Furthermore, from a historic perspective, the Australian share market looks normally priced at the moment, based on its earnings multiple. “The market price-to-earnings multiple, known as the price-to-earnings ratio, measures the market index divided by market earnings. It’s a quick and easy way to see how much investors are prepared to pay for earnings. A higher P/E means people are willing to pay more for earnings. That could be because they’re confident in those earnings growing or simply because alternative investments like cash or term deposits don’t offer much of a return. The Australian market, measured by the S&P ASX/300 is currently near its long term historical average of 14.8 times earnings,” he notes.
Risks abound, however. For instance, Davison notes the rapid decline in the Australian dollar since the beginning of April may have further to play out. He also says it’s important to look beyond these shores when forming investment views.

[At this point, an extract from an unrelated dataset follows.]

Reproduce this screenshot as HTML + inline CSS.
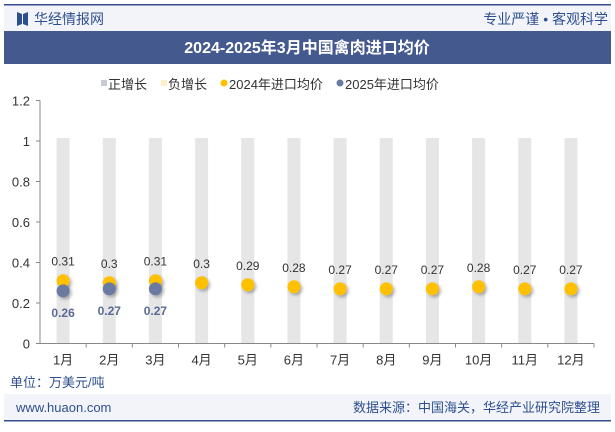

“Global inflation significantly impacts the Australian market. When it comes to interest rates, where rates go in the US, Australia will go to some extent. So it’s important to see our market in a global context.”
The elephant in the room is ongoing COVID-19 disruption. As recent shutdowns in China due to COVID-19 outbreaks demonstrate, while it’s easy to assume the pandemic is over, this could be wishful thinking. The possibility of a particular virulent strain shuttering global markets once more is also well within the realm of possibility.
On balance, however, investor sentiment remains positive and there are numerous reasons, such as the strength of the local economy, to be bullish about Aussie equities. Time will tell how the market performs for the remainder of 2022.